Spiced Khooba Roti, a traditional Rajasthani flatbread, is known for its rich flavors and unique texture, making it an iconic dish of Rajasthan. This Roti gets its distinctive look from the little pinches made on the top during cooking, which create beautiful patterns and help lock in flavor. Soft yet crispy, this flatbread pairs wonderfully with spicy vegetable curries like Rabodi Ki Sabzi and Besan Aur Mirch Ki Sabzi for a perfect lunch or dinner.


Ingredients

Ingredient Quantity
Whole Wheat Flour 1-1/2 cups (180g)
Salt 1/2 teaspoon
Cumin Seeds (Jeera) – Crushed 2 teaspoons
Ghee (Clarified Butter) 2 tablespoons

Preparation Time

  • Prep Time: 20 minutes
  • Cook Time: 15 minutes
  • Total Time: 35 minutes

Servings

  • 4 servings

Cuisine

  • Rajasthani

Course

  • Lunch

Dietary Information

  • Diabetic Friendly

Instructions

  1. Prepare the Dough:

    • In a large mixing bowl, combine the whole wheat flour, salt, crushed cumin seeds, and ghee. Mix these ingredients using your fingers until they form a crumbly texture.
    • Gradually add warm water, a little at a time, and knead the mixture into a soft, pliable dough. The dough should not be too sticky or too dry, so adjust the water accordingly.
    • Once kneaded, cover the dough with a damp muslin cloth and let it rest for about 10 minutes. Resting the dough helps it become softer and easier to roll.
  2. Roll the Roti:

    • After the dough has rested, heat a flat, heavy-bottomed tawa (iron skillet) or griddle over medium heat.
    • While the tawa is heating, take a lemon-sized portion of dough and roll it into a smooth ball using your palms.
    • Lightly dust the work surface with flour and flatten the dough ball into a thick, round disc (about 1/4 inch thick). Keep the thickness uniform for even cooking.
  3. Cook the Roti:

    • Place the rolled-out roti on the hot tawa and dry roast it on the bottom side for a few minutes until it starts to firm up and lightly brown.
    • While the roti is cooking on the bottom, use your fingertips to pinch the top of the roti, creating impressions in a pattern of your choice. These pinches not only give the roti its signature texture but also enhance its flavor by allowing the ghee to soak into the dough.
    • Flip the roti and cook the patterned side for another 1-2 minutes, allowing it to develop a golden-brown color.
  4. Roast on Open Flame:

    • Once both sides of the roti are lightly browned, use tongs to lift it off the tawa and place it directly on the open flame (gas flame or charcoal).
    • Roast the roti on the flame, flipping it to ensure it cooks evenly from both sides. The flames will give it a crisp, slightly smoky flavor, which is characteristic of Rajasthani roti.
    • Once the roti is puffed up and evenly cooked, remove it from the flame and place it on a plate.
  5. Finishing Touch:

    • Brush the top (patterned side) of the hot roti with a generous amount of ghee for added richness and flavor.
  6. Serve:

    • Serve the Spiced Khooba Roti with your favorite Rajasthani curries, such as Rabodi Ki Sabzi and Besan Aur Mirch Ki Sabzi. This roti also goes wonderfully with any curry of your choice or as a snack with yogurt.

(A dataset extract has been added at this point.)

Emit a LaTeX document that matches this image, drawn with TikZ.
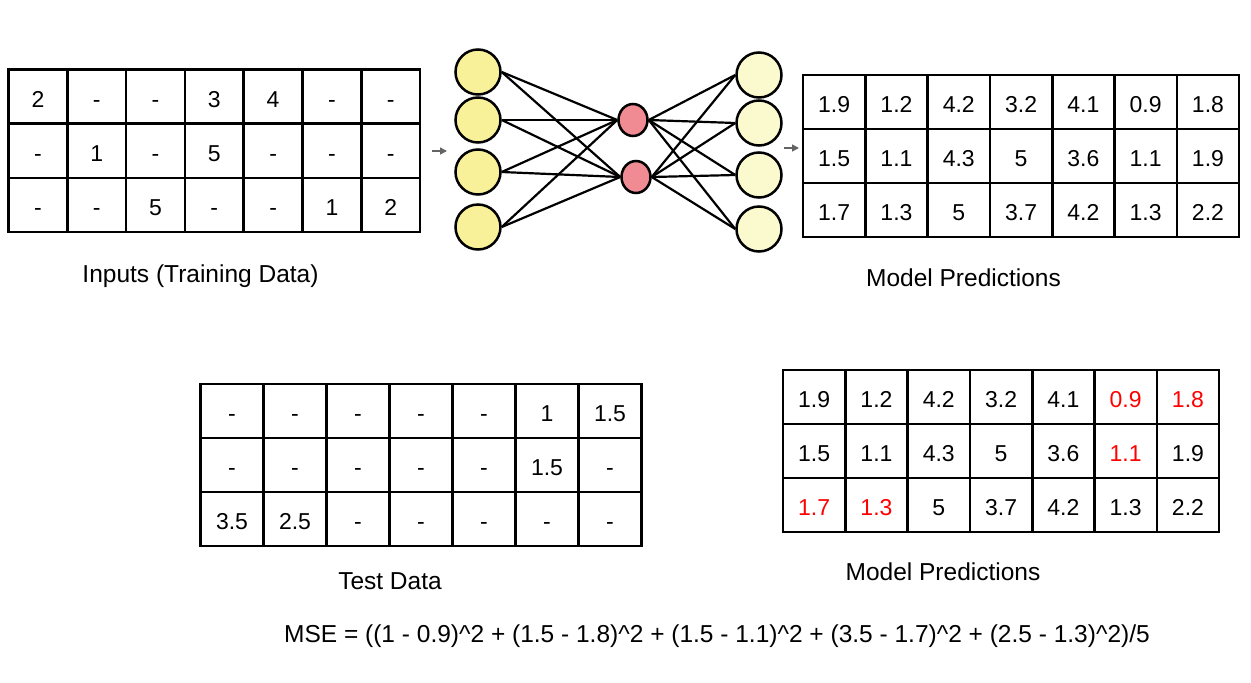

Tips for Perfect Khooba Roti:

  • Make sure to rest the dough before rolling it out. This will make the roti softer and easier to cook.
  • The key to the unique appearance of this roti lies in the pinching technique. Experiment with different patterns to give each roti a personal touch.
  • Ghee is essential for both flavor and texture. It not only adds richness but also helps crisp up the roti, making it deliciously fragrant.

Enjoy the aromatic and flavorful Spiced Khooba Roti with your favorite Indian dishes for a delightful meal experience. This Rajasthani flatbread is perfect for family gatherings, festive meals, or a cozy dinner!